*GIVEN EXERCISE:* Write out the records below from the first line through the line containing "import numpy as np", leaving out any pictures.

Extracted data entries
------------------------

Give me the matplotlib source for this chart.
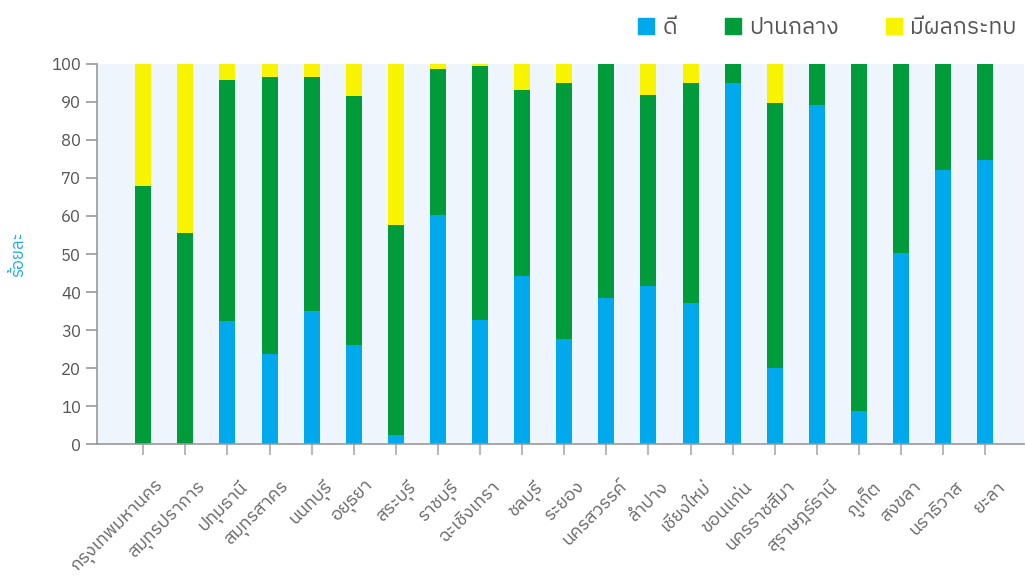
import matplotlib
matplotlib.use("Agg")
from matplotlib import pyplot as plt
from matplotlib import font_manager as fm
from matplotlib.ft2font import FT2Font
from matplotlib.lines import Line2D
from matplotlib.transforms import ScaledTranslation
import numpy as np

provinces = ["กรุงเทพมหานคร", "สมุทรปราการ", "ปทุมธานี", "สมุทรสาคร", "นนทบุรี",
             "อยุธยา", "สระบุรี", "ราชบุรี", "ฉะเชิงเทรา", "ชลบุรี", "ระยอง",
             "นครสวรรค์", "ลำปาง", "เชียงใหม่", "ขอนแก่น", "นครราชสีมา",
             "สุราษฎร์ธานี", "ภูเก็ต", "สงขลา", "นราธิวาส", "ยะลา"]
# percent "good"
good = [0.0, 0.0, 32.4, 23.7, 35.0, 26.1, 2.4, 60.3, 32.7, 44.3, 27.7,
        38.5, 41.6, 37.2, 95.0, 20.1, 89.2, 8.8, 50.3, 72.2, 74.8]
# percent "moderate"
moderate = [67.9, 55.6, 63.4, 72.9, 61.6, 65.5, 55.3, 38.4, 66.8, 48.9, 67.3,
            61.5, 50.3, 57.8, 5.0, 69.6, 10.8, 91.2, 49.7, 27.8, 25.2]
# percent "affected"
affected = [32.1, 44.4, 4.2, 3.4, 3.4, 8.4, 42.3, 1.3, 0.5, 6.8, 5.0,
            0.0, 8.1, 5.0, 0.0, 10.3, 0.0, 0.0, 0.0, 0.0, 0.0]
series_names = ["ดี", "ปานกลาง", "มีผลกระทบ"]
colors = ["#00A9EB", "#009C3B", "#F8F400"]


def find_thai_fonts():
    """Return installed family names that contain Thai glyphs."""
    names = []
    for f in fm.fontManager.ttflist:
        try:
            if 0x0E01 in FT2Font(f.fname).get_charmap():
                if f.name not in names:
                    names.append(f.name)
        except Exception:
            pass
    names.sort(key=lambda n: (0 if "Thai" in n else 1, "Looped" in n, n))
    return names


thai = find_thai_fonts()
plt.rcParams['font.family'] = thai + ['DejaVu Sans']

fig = plt.figure(figsize=(10.26, 5.76), dpi=100)
ax = fig.add_axes([0.0945, 0.229, 0.904, 0.660])
ax.set_facecolor("#EEF5FC")

x = np.arange(len(provinces))
w = 0.38
ax.bar(x, good, w, color=colors[0], zorder=2)
ax.bar(x, moderate, w, bottom=good, color=colors[1], zorder=2)
ax.bar(x, affected, w, bottom=np.array(good) + np.array(moderate),
       color=colors[2], zorder=2)

ax.set_xlim(-1.1, len(provinces) - 0.07)
ax.set_ylim(0, 100)
ax.set_yticks(range(0, 101, 10))
ax.set_xticks(x)
ax.tick_params(axis="y", labelsize=12, labelcolor="#555555", color="#999999",
               length=8, width=1.2)
ax.tick_params(axis="x", color="#aaaaaa", length=8, width=1.2, pad=5)
ax.set_xticklabels(provinces, rotation=45, ha="right", rotation_mode="anchor",
                   fontsize=13, color="#666666")
# shift labels a bit right/down like the original (after tick_params!)
shift = ScaledTranslation(0.11, -0.15, fig.dpi_scale_trans)
for lbl in ax.get_xticklabels():
    lbl.set_transform(lbl.get_transform() + shift)
for s in ["top", "right"]:
    ax.spines[s].set_visible(False)
for s in ["left", "bottom"]:
    ax.spines[s].set_color("#999999")
    ax.spines[s].set_linewidth(1.2)

ax.set_ylabel("ร้อยละ", color="#1AACE8", fontsize=12, labelpad=18)

handles = [Line2D([], [], marker="s", linestyle="none", markersize=11.5,
                  markerfacecolor=c, markeredgecolor=c) for c in colors]
fig.legend(handles, series_names, loc="upper right", ncol=3,
           bbox_to_anchor=(1.011, 1.006), frameon=False, fontsize=16.5,
           labelcolor="#555555", handletextpad=0.22, columnspacing=1.9,
           handlelength=1.0)

plt.savefig("out.png", dpi=100)
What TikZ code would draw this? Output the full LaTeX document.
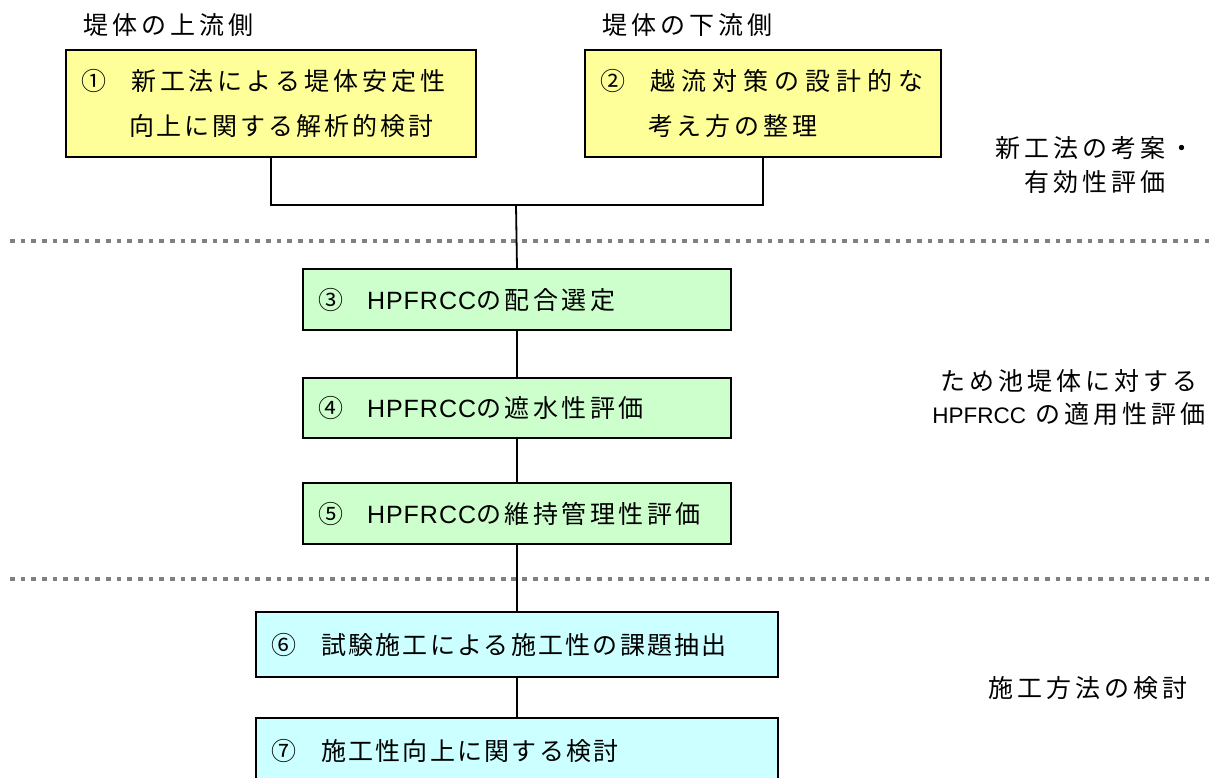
\documentclass[tikz,border=0pt]{standalone}
\usepackage{fontspec}
\newfontfamily\jp[LetterSpace=16]{Noto Sans CJK JP}
\newfontfamily\jpw[LetterSpace=24]{Noto Sans CJK JP}
\newfontfamily\jpq[LetterSpace=14]{Noto Sans CJK JP}
\newfontfamily\jpm[LetterSpace=12]{Noto Sans CJK JP}
\newfontfamily\jps[LetterSpace=9]{Noto Sans CJK JP}
\newfontfamily\lt[LetterSpace=4]{Liberation Sans}
\newfontfamily\ltn[Scale=0.9]{Liberation Sans}
\definecolor{yel}{HTML}{FFFF99}
\definecolor{grn}{HTML}{CCFFCC}
\definecolor{cyn}{HTML}{CCFFFF}
\definecolor{dotgray}{HTML}{808080}
\begin{document}
\begin{tikzpicture}[x=1pt,y=-1pt,
  box/.style={draw=black, line width=2pt, anchor=north west, align=left,
    inner xsep=15pt, inner ysep=0pt,
    font=\jp\fontsize{25pt}{45pt}\selectfont},
  conn/.style={draw=black, line width=1.8pt},
  sep/.style={draw=dotgray, line width=4.6pt, dash pattern=on 4.7pt off 5.97pt},
  lab/.style={align=center, inner sep=0pt, font=\jp\fontsize{25pt}{34pt}\selectfont}]

\useasboundingbox (0,0) rectangle (1219,778);

% top labels
\node[lab] (tl1) at (168,25) {堤体の上流側};
\node[lab] (tl2) at (687,25) {堤体の下流側};

% boxes
\node[box, fill=yel, minimum width=402pt, text width=380pt, minimum height=107pt] (b1) at (65,49)
  {①\hspace{25pt}新工法による堤体安定性\\\hspace{48pt}{\jpm 向上に関する解析的検討}};
\node[box, fill=yel, minimum width=356pt, text width=326pt, minimum height=107pt] (b2) at (584,49)
  {②\hspace{25pt}{\jpw 越流対策の設計的な}\\\hspace{48pt}考え方の整理};
\node[box, fill=grn, minimum width=428pt, text width=398pt, minimum height=61pt] (b3) at (302,268)
  {③\hspace{24pt}{\lt HPFRCC}{\jpq の配合選定}};
\node[box, fill=grn, minimum width=428pt, text width=398pt, minimum height=60pt] (b4) at (302,377)
  {④\hspace{24pt}{\lt HPFRCC}{\jpq の遮水性評価}};
\node[box, fill=grn, minimum width=428pt, text width=398pt, minimum height=61pt] (b5) at (302,482)
  {⑤\hspace{24pt}{\lt HPFRCC}{\jpq の維持管理性評価}};
\node[box, fill=cyn, minimum width=522pt, text width=492pt, minimum height=65pt] (b6) at (255,611)
  {⑥\hspace{25pt}{\jps 試験施工による施工性の課題抽出}};
\node[box, fill=cyn, minimum width=522pt, text width=492pt, minimum height=65pt] (b7) at (255,717)
  {⑦\hspace{25pt}{\jps 施工性向上に関する検討}};

% right labels
\node[lab] (r1) at (1095,165) {新工法の考案・\\有効性評価};
\node[lab, font=\jp\fontsize{25pt}{33pt}\selectfont] (r2) at (1069,398) {ため池堤体に対する\\{\ltn HPFRCC} の適用性評価};
\node[lab] (r3) at (1088,688) {施工方法の検討};

% separators
\coordinate (s1a) at (10,241);
\coordinate (s1b) at (1209,241);
\coordinate (s2a) at (10,579);
\coordinate (s2b) at (1209,579);
\draw[sep] (s1a) -- (s1b);
\draw[sep] (s2a) -- (s2b);

% connectors
\coordinate (j) at (516,205);
\draw[conn] (b1.south) |- (j) -| (b2.south);
\draw[conn] (j) -- (b3.north);
\draw[conn] (b3.south) -- (b4.north);
\draw[conn] (b4.south) -- (b5.north);
\draw[conn] (b5.south) -- (b6.north);
\draw[conn] (b6.south) -- (b7.north);
\end{tikzpicture}
\end{document}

------------------------

*WRITTEN SOLUTION:*
Give me the matplotlib source for this chart.
import matplotlib
matplotlib.use("Agg")
from matplotlib import pyplot as plt
from matplotlib import font_manager as fm
from matplotlib.ft2font import FT2Font
from matplotlib.lines import Line2D
from matplotlib.transforms import ScaledTranslation
import numpy as np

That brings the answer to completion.